Der Auftakt Ostersonntag auf dem Außengelände des Domizil Burgfeld war ein voller Erfolg: Alle Senioren hatten ihre Fenster geöffnet. Wer einen Balkon hatte und mobil genug war, der kam heraus. Die Bewohner, so sagte eine Burgfeld-Mitarbeiterin, seien überglücklich gewesen.

Heike und Peter Bobermin kamen von der Hügelstraße, um den Klängen zu lauschen. „Meine Schwiegermutter hatte davon in der WAZ gelesen, und jetzt sind wir hier. Wirklich eine tolle Sache.“ Das sei das Gute an dieser Zeit. „Die Leute kommen mit Abstand zusammen. Ich hab sonst nicht unbedingt was mit Posaunen zu tun, aber diese Idee ist wirklich wunderbar.“ Auch Jörg Backhaus und Ehefrau Maria Abellan hatten in der WAZ zunächst gelesen, dass der Posaunenchor zu Ostern vor dem Domizil Burgfeld für die Senioren gespielt hatte. Und dann eben die Ankündigung, dass es Montagabend auch auf den Pöthen etwas zu hören gibt: „Ich finde das wirklich genial.“ Seine Frau Maria nickt. „Das ist ein bisschen Ablenkung in dieser Zeit, das tut vielen Menschen einfach gut.“

„Lobet den Herren“ als Zugabe

Katharina und Jörg Sindt dürfen so nah beieinander stehen und die Abstandsregeln missachten: Die zwei sind ein Ehepaar.
Katharina und Jörg Sindt dürfen so nah beieinander stehen und die Abstandsregeln missachten: Die zwei sind ein Ehepaar. © FUNKE Foto Services | Uwe Möller

Einige hatten es über Nachbarn gehört, aus der Zeitung erfahren oder auch von der Gastgeberin selbst. „Frau Reinertz hatte mich angerufen.
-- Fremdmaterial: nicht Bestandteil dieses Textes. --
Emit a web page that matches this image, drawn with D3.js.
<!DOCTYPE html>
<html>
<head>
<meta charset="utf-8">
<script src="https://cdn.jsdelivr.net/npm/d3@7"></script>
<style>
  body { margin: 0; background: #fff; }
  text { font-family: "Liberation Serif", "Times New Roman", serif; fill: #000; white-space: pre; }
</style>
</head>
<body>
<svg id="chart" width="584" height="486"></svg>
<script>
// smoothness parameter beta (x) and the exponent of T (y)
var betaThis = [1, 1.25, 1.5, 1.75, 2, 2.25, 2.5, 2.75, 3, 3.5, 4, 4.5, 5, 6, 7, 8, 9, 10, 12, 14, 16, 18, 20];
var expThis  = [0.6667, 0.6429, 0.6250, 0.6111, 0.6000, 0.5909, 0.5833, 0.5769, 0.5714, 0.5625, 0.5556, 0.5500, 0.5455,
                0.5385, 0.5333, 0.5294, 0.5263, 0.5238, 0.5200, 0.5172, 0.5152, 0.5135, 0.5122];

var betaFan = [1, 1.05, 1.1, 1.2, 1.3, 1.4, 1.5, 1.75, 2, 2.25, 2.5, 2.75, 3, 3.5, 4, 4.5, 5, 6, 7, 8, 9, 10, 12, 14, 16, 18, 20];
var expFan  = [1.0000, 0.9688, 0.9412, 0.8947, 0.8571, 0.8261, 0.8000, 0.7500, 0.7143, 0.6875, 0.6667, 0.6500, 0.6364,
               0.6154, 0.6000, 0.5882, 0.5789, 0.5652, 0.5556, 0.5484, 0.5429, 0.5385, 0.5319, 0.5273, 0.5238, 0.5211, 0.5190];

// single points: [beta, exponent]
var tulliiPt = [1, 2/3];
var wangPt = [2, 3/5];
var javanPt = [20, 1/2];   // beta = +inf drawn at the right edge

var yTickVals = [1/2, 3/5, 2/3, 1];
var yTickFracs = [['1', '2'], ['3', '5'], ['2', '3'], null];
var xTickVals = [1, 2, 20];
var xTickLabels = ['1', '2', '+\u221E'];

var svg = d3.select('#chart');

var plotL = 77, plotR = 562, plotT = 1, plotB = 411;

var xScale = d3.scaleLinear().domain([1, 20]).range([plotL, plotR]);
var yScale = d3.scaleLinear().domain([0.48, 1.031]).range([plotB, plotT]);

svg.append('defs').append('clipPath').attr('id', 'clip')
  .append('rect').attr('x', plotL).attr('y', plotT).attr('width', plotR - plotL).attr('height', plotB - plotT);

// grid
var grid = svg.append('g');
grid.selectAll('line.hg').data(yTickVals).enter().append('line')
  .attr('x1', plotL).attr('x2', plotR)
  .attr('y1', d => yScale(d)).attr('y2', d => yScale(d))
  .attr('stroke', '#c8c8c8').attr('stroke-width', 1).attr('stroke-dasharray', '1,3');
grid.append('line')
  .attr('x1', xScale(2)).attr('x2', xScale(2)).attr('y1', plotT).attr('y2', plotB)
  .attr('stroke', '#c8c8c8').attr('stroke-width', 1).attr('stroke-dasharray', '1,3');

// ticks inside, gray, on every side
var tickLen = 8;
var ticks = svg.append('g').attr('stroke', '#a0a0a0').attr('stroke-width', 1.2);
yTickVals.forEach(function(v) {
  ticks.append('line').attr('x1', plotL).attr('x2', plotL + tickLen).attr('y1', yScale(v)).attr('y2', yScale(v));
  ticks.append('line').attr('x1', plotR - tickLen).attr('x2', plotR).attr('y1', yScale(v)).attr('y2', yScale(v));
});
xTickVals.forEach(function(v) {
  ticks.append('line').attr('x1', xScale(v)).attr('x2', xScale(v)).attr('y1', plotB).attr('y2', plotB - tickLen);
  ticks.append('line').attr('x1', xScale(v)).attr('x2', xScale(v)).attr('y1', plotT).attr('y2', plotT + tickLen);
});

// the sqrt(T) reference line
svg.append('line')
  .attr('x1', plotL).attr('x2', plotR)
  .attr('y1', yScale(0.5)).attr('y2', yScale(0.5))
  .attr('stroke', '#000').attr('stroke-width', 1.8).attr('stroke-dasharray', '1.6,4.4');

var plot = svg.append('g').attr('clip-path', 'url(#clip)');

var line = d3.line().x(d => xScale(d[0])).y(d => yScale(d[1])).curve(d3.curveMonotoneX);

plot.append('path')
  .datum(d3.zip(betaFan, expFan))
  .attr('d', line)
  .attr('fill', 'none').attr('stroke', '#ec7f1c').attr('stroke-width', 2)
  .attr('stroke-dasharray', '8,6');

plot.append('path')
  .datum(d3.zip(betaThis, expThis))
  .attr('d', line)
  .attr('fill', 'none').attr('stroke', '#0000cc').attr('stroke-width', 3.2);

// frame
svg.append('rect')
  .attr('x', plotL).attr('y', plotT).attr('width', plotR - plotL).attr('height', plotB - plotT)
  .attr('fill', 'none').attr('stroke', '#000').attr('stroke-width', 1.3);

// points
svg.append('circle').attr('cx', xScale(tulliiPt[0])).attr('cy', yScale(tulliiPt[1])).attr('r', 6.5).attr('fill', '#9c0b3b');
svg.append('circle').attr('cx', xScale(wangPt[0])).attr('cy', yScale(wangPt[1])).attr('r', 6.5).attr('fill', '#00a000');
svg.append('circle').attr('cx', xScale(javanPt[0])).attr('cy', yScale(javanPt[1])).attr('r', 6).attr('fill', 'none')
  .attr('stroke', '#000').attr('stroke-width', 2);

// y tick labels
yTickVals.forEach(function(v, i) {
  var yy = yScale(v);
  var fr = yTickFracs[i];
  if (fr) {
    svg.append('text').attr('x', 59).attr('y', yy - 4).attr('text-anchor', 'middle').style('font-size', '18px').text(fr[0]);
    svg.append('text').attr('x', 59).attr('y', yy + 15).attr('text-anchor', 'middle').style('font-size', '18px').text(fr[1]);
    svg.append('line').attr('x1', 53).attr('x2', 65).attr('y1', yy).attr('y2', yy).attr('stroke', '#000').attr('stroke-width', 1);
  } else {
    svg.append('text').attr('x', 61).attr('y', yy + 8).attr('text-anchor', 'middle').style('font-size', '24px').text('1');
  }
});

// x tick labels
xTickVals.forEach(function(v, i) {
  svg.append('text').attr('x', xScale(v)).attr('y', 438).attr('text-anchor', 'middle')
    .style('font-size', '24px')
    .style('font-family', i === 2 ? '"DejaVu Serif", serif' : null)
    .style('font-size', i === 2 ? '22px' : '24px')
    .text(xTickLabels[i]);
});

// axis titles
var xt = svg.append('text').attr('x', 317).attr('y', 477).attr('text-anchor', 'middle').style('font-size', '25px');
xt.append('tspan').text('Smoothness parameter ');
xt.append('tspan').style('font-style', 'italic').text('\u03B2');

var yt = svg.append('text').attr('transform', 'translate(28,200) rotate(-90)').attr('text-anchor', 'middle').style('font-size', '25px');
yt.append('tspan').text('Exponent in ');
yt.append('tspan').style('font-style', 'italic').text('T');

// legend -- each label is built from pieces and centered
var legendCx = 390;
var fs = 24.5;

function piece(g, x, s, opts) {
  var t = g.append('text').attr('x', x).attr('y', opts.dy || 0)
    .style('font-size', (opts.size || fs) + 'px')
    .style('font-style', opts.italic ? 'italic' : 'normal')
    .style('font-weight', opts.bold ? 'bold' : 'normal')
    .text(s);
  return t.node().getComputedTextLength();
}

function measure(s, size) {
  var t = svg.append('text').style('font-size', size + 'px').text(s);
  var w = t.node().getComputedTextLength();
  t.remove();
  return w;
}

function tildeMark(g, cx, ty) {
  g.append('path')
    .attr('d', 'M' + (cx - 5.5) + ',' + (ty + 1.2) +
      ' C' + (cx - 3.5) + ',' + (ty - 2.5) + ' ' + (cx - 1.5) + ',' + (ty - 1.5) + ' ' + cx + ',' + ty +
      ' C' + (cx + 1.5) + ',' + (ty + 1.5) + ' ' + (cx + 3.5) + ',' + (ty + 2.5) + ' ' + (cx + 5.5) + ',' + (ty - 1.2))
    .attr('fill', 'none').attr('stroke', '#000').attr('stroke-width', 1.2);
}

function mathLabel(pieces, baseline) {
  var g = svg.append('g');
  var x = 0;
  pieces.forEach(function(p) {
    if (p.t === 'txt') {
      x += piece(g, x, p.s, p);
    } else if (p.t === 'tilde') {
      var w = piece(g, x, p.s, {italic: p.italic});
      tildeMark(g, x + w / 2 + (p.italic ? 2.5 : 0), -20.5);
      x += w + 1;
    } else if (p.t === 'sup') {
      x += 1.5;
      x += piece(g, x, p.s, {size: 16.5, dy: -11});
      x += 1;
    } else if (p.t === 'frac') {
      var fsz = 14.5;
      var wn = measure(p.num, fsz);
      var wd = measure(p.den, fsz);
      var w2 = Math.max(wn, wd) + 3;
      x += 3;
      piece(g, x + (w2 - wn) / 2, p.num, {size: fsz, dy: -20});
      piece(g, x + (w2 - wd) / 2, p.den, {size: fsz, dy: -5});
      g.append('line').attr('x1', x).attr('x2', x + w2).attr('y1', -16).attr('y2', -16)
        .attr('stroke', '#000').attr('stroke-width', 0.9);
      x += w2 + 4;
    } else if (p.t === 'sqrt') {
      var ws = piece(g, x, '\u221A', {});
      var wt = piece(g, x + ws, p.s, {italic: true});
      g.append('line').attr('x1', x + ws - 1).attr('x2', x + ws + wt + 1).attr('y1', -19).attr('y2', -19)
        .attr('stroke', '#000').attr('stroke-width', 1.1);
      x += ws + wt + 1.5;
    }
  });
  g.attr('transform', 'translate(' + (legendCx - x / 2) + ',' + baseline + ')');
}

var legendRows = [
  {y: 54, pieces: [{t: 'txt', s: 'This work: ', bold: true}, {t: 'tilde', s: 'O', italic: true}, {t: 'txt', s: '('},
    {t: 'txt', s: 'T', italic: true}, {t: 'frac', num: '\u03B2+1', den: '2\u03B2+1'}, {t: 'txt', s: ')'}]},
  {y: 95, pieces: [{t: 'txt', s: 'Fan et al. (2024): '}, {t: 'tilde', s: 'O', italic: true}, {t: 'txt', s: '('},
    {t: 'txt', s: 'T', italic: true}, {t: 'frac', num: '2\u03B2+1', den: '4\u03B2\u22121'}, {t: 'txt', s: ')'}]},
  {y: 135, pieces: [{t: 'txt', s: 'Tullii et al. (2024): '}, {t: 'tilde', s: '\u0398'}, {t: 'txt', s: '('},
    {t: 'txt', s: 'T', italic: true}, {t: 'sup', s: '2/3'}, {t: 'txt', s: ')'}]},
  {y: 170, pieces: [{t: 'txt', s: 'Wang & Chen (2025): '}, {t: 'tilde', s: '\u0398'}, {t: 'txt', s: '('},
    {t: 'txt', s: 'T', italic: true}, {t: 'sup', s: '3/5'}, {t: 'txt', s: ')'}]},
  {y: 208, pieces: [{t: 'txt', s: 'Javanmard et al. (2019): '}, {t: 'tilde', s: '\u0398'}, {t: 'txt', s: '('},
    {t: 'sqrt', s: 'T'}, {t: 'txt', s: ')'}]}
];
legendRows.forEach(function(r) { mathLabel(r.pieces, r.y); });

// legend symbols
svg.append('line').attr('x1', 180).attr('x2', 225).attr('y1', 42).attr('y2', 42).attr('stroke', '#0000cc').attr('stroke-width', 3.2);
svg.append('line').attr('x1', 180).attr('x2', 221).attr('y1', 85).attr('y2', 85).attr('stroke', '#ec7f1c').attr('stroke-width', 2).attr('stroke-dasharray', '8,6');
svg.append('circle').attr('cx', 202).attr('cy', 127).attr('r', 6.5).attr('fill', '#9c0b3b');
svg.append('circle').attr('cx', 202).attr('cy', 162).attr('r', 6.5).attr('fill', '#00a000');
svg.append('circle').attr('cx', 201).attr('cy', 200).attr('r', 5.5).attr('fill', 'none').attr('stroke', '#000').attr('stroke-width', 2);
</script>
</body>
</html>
Und ich muss sagen: wirklich wunderschön“, schwärmt Gisela Brandt, die einen prima Platz auf der erweiterten Terrasse ergattert hat. Cornelia Pathe macht es sich auf der Gartenbank bequem: „Einfach super, ich hab auch meinen Mann überredet mitzukommen.“ Derweil geht das kleine Konzert auf der Wiese seinem Ende entgegen. „Der Mond ist aufgegangen“, viele summen mit, lauschen andächtig den Klängen, schön und friedlich, diese kleine Abendmusik. Ein passender Abschluss, so hatten sich die Musiker des Posaunenchores gedacht – von wegen. So einfach kamen sie nicht davon. Und so schallte mächtig und eindrucksvoll auf vielfachen Wunsch die Zugabe „Lobet den Herren“ durch die Straße.

Besonders Senioren schätzen die Ablenkung

Den Menschen Freude bringen, ein wenig Ablenkung in dieser Zeit. Dieses Ziel hatte ein Teil des CVJM Posaunenchores auf jeden Fall erreicht. „Wir dürfen ja nirgendwo hin, gerade wir älteren sollen keine Kontakte haben“, klagt Hannelore Balzer. „Keine Gruppen, keine Treffen, alles fällt weg. Unsere Flügel sind gestutzt.“ Doch am Montagabend, da ging der Pöthen dank der Musik auf eine wunderbare Reise.